▸ Problem requirements
Copy all of the material word for word, except for the pictures.

▸ Material
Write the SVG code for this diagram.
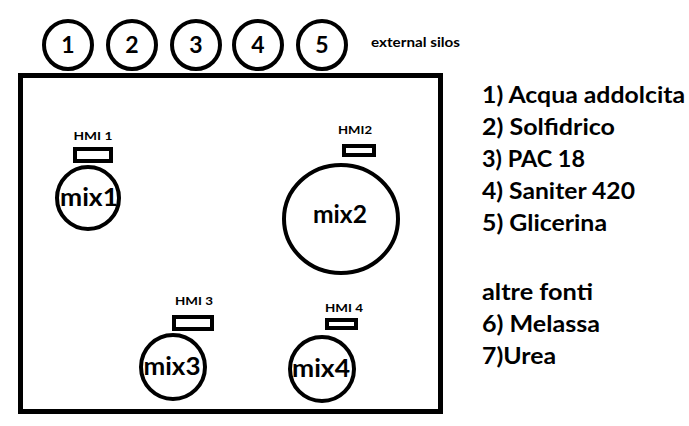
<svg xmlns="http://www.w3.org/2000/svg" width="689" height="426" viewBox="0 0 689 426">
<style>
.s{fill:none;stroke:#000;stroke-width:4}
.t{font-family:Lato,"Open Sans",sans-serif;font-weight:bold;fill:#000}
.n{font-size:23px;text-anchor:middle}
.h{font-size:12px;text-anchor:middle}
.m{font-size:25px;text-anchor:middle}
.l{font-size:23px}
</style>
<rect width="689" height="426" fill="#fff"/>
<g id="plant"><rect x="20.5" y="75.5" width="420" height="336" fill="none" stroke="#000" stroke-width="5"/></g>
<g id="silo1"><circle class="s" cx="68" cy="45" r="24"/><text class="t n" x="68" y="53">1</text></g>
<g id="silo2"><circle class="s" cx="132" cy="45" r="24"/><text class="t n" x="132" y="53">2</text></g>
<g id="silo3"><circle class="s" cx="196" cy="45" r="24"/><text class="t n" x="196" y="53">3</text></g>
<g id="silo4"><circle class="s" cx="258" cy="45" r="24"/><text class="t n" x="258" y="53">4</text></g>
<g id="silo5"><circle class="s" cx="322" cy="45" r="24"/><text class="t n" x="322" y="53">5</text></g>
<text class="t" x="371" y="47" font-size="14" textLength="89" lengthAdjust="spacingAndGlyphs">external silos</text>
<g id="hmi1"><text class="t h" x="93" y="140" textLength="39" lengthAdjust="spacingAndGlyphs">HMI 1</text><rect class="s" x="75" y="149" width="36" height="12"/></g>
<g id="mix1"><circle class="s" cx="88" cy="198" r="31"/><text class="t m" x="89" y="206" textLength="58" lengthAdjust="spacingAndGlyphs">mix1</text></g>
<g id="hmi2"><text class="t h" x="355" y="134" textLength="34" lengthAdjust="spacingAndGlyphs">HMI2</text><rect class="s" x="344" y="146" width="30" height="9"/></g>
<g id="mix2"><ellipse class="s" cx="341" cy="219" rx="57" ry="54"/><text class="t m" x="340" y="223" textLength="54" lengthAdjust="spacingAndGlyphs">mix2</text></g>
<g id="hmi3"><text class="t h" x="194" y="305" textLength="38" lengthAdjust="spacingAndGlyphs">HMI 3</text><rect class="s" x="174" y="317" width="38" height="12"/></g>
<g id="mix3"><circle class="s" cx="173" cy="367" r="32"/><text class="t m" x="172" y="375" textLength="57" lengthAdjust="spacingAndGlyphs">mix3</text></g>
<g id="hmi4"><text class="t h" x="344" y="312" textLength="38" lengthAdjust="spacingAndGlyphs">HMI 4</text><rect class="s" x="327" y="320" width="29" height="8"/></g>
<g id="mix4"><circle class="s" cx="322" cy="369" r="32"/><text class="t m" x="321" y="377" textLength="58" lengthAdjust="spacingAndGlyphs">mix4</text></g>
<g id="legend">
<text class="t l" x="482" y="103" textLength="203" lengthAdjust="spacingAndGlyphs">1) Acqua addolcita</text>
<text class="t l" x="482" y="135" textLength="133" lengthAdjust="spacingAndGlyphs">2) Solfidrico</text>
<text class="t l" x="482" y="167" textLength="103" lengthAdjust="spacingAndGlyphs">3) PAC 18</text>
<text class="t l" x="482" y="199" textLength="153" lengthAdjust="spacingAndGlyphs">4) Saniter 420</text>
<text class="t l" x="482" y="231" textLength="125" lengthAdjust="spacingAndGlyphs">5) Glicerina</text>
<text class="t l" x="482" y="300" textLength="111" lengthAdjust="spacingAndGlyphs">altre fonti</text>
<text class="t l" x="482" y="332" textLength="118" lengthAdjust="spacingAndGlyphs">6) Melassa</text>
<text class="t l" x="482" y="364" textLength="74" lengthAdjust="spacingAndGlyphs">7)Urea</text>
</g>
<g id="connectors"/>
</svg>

▸ Result of the task
Write the SVG code for this diagram.
<svg xmlns="http://www.w3.org/2000/svg" width="689" height="426" viewBox="0 0 689 426">
<style>
.s{fill:none;stroke:#000;stroke-width:4}
.t{font-family:Lato,"Open Sans",sans-serif;font-weight:bold;fill:#000}
.n{font-size:23px;text-anchor:middle}
.h{font-size:12px;text-anchor:middle}
.m{font-size:25px;text-anchor:middle}
.l{font-size:23px}
</style>
<rect width="689" height="426" fill="#fff"/>
<g id="plant"><rect x="20.5" y="75.5" width="420" height="336" fill="none" stroke="#000" stroke-width="5"/></g>
<g id="silo1"><circle class="s" cx="68" cy="45" r="24"/><text class="t n" x="68" y="53">1</text></g>
<g id="silo2"><circle class="s" cx="132" cy="45" r="24"/><text class="t n" x="132" y="53">2</text></g>
<g id="silo3"><circle class="s" cx="196" cy="45" r="24"/><text class="t n" x="196" y="53">3</text></g>
<g id="silo4"><circle class="s" cx="258" cy="45" r="24"/><text class="t n" x="258" y="53">4</text></g>
<g id="silo5"><circle class="s" cx="322" cy="45" r="24"/><text class="t n" x="322" y="53">5</text></g>
<text class="t" x="371" y="47" font-size="14" textLength="89" lengthAdjust="spacingAndGlyphs">external silos</text>
<g id="hmi1"><text class="t h" x="93" y="140" textLength="39" lengthAdjust="spacingAndGlyphs">HMI 1</text><rect class="s" x="75" y="149" width="36" height="12"/></g>
<g id="mix1"><circle class="s" cx="88" cy="198" r="31"/><text class="t m" x="89" y="206" textLength="58" lengthAdjust="spacingAndGlyphs">mix1</text></g>
<g id="hmi2"><text class="t h" x="355" y="134" textLength="34" lengthAdjust="spacingAndGlyphs">HMI2</text><rect class="s" x="344" y="146" width="30" height="9"/></g>
<g id="mix2"><ellipse class="s" cx="341" cy="219" rx="57" ry="54"/><text class="t m" x="340" y="223" textLength="54" lengthAdjust="spacingAndGlyphs">mix2</text></g>
<g id="hmi3"><text class="t h" x="194" y="305" textLength="38" lengthAdjust="spacingAndGlyphs">HMI 3</text><rect class="s" x="174" y="317" width="38" height="12"/></g>
<g id="mix3"><circle class="s" cx="173" cy="367" r="32"/><text class="t m" x="172" y="375" textLength="57" lengthAdjust="spacingAndGlyphs">mix3</text></g>
<g id="hmi4"><text class="t h" x="344" y="312" textLength="38" lengthAdjust="spacingAndGlyphs">HMI 4</text><rect class="s" x="327" y="320" width="29" height="8"/></g>
<g id="mix4"><circle class="s" cx="322" cy="369" r="32"/><text class="t m" x="321" y="377" textLength="58" lengthAdjust="spacingAndGlyphs">mix4</text></g>
<g id="legend">
<text class="t l" x="482" y="103" textLength="203" lengthAdjust="spacingAndGlyphs">1) Acqua addolcita</text>
<text class="t l" x="482" y="135" textLength="133" lengthAdjust="spacingAndGlyphs">2) Solfidrico</text>
<text class="t l" x="482" y="167" textLength="103" lengthAdjust="spacingAndGlyphs">3) PAC 18</text>
<text class="t l" x="482" y="199" textLength="153" lengthAdjust="spacingAndGlyphs">4) Saniter 420</text>
<text class="t l" x="482" y="231" textLength="125" lengthAdjust="spacingAndGlyphs">5) Glicerina</text>
<text class="t l" x="482" y="300" textLength="111" lengthAdjust="spacingAndGlyphs">altre fonti</text>
<text class="t l" x="482" y="332" textLength="118" lengthAdjust="spacingAndGlyphs">6) Melassa</text>
<text class="t l" x="482" y="364" textLength="74" lengthAdjust="spacingAndGlyphs">7)Urea</text>
</g>
<g id="connectors"/>
</svg>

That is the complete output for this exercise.